4. Early Spring Dinner Ideas Veggie Stir-Fry That Feels Fancy (but Isn’t)

Spring Veggie Stir-Fry That Feels Fancy

I think you know that feeling — you want to cook something new, but the fresh harvest hasn’t arrived yet. That’s when I started playing with a spring veggie stir-fry.

I wasn’t inspired by fancy food blogs. Just by one conversation with a vendor at the farmer’s market in Lewiston:

“If there’s nothing yet — just fry whatever still crunches.”
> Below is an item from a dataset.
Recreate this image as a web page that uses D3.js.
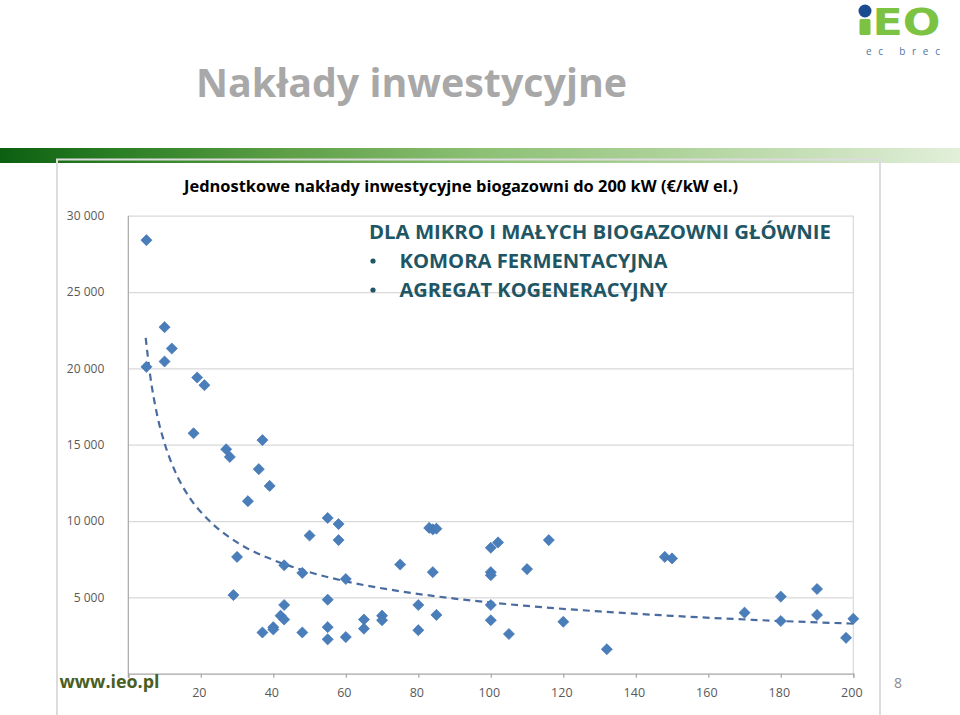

And it’s true — early spring means carrots, cabbage, green onions, radish, young beets, maybe some spinach. All of these veggies can crunch, caramelize, and play well together. The trick is to cook them quickly and smart, add the right sauce, and serve it as a full meal.

Why is it so handy?

  • It’s ready in 10–12 minutes
  • The flavor is bright and fresh, without butter or cream
  • Great way to use the veggies you already have
  • Can be served with rice, noodles, buckwheat, quinoa — or just on its own

Ingredients (for 2–3 servings):

  • 1 carrot, thinly sliced
  • ½ red onion or a bunch of green onions
  • 1 cup young cabbage or bok choy
  • 6–8 radishes, halved
  • 1 cup spinach
  • 2 tbsp sesame oil (or olive oil, but the flavor will be different)
  • 2 tbsp soy sauce
  • 1 tbsp rice vinegar or apple cider vinegar
  • 1 tsp honey or agave syrup
  • A pinch of chili flakes
  • 1 tsp sesame seeds (optional)

If you don’t have a good wok yet —this one is a solid and simple model to start with. You can even use it on a regular stovetop.

How to cook:

  1. Preheat your skillet or wok until it’s almost smoking. Add sesame oil.
  2. Start with the dense veggies — carrot, radish, cabbage. Stir-fry for 4–5 minutes, stirring constantly.
  3. Add the onions and spinach, toss everything together.
  4. Pour in the soy sauce, vinegar, and honey mixture. Stir well. Cook for another 2–3 minutes until the veggies are coated.
  5. Remove from heat, sprinkle with sesame seeds and chili flakes.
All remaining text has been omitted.